Since the announcement, Cornucopia has received numerous press inquiries asking if Walmart’s organic expansion is “good news or bad news” for the industry. My stock answer has been, as it was in 2006: If Walmart lends their logistical prowess to organic food, both farmers and consumers will be big winners by virtue of a more competitive marketplace. However, if the company applies their standard business model, and in essence Walmarts organics, then everyone will lose.

Organic family farmers in this country could see their livelihoods disintegrate the same way so many industrial workers saw their family-supporting wages evaporate as Walmart, Target and other big-box retailers put the screws to manufacturers—forcing a production shift to China and other low-wage countries.

Walmart became the nation’s largest organic milk retailer by partnering with the dairy giant Dean Foods/WhiteWave (Horizon Organic). They then introduced their own private-label organic milk packaged by Aurora Organic Dairy. Aurora, based in Boulder, Colorado, has faced a maelstrom of organic industry criticism and negative press for operating a number of industrial-scale dairies with thousands of cows confined in feedlot-like conditions. They were the subject of a USDA investigation that found the giant dairy had “willfully” violated 14 tenets of the federal organic standards.

This time around Walmart is keeping the sourcing of their organic products a secret by using a private-label supplier and marketing products under the Wild Oats brand, a former natural foods grocery chain briefly owned by Whole Foods before, in 2009, an antitrust rule forced it to divest its holdings (resulting in the eventual shutdown of the Wild Oats chain).

Walmart claims that each item in the line, to consist of about 100 packaged products including pasta, peanut butter, dried spices, and olive oil, will cost at least 25 percent less than other organic goods sold at their store, according to Consumer Reports.

I’ve always said that “private-label, store-brand organics” is an oxymoron. By its very nature the practice is secretive. Grocery chains want to pit supplier against supplier.
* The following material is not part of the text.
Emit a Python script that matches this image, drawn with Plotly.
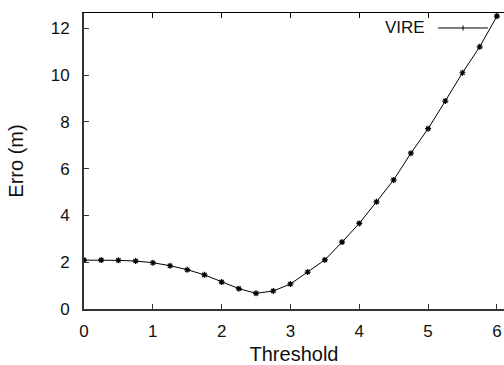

They want the companies manufacturing their products to feel insecure knowing they could lose the business for a few pennies to a rival competitor. For that reason retailers don’t want their customers to become loyal to a specific brand-name supplier.

In contrast, most organic consumers are label readers. We want to know where our food is coming from, how it is produced and, if livestock are involved, how respectfully they are treated. None of that is possible with private-label products.

Target has taken a different approach. Although they have plenty of private-label brands (Archer Farms, Market Pantry, and Simply Balanced in their grocery aisles), they are also presenting a “curated” product line including many name brands owned by large agribusinesses that have invested in organics.

It should be noted that the product lines at Walmart and Target include both organic and conventional (“natural”) products under the same private-label brands.

Cornucopia’s 2006 report documenting the Walmart/factory-farm connection also highlighted the company’s decision to lower the per unit cost basis on organic products by collaborating with its long-time trading partner China.

Even if the organic certification process in China were not cause for serious concern—coupled with the fact that the USDA has provided little if any regulatory oversight there—food shipped around the world, burning fossil fuels and undercutting our domestic farmers, does not meet the consumer’s traditional definition of what is truly organic.

Meanwhile, Whole Foods Market announced that they are cutting many prices to meet increasing competition from mainstream retailers like Kroger, Safeway and now Walmart, and their stock plunged nearly 19% this past May.

“I don’t think consumers have any idea just how industrialized [mainstream organics] is becoming,” said best-selling food movement author Michael Pollan in an interview with the St. Paul Pioneer Press. “There are some real downsides to organic farming scaling up to this extent,” he added.

Both Pollan and I worry that the expansion of “Big Organic” will lower food quality, weaken standards and hurt small family farms.

There’s a reason that organic food costs more. It costs more to produce, and paying farmers a fair price has always been part of the deal. The claim that Walmart will be able to provide organic food that truly adheres to federal organic standards, without a premium price, seems questionable at best.

The last time Walmart rolled out organic foods on a large scale, The Cornucopia Institute caught them labeling “natural” food as organic. After an investigation by the USDA and making the commitment to take down fraudulent signage, the company was not prosecuted. Walmart obviously did not have the expertise, at the store level, to manage organics.

The gold standard in organic retailing remains the hundreds of member-owned food co-ops and independent natural foods grocery stores across the country. Many of them are like a farmers market seven days a week where you can also find reputable national brands. They also act as a portal for accessing the local food movement. Your community’s farmers market, or joining a CSA, can also provide your family with the highest quality organic food.

When Walmart and Target complete their product roll-out, you can be sure The Cornucopia Institute will publish a new report for our members, the public and the media. We will provide discussion and analysis as to whether these massive corporations have learned from their past failures relating to organics and are now offering a true competitive alternative in the marketplace.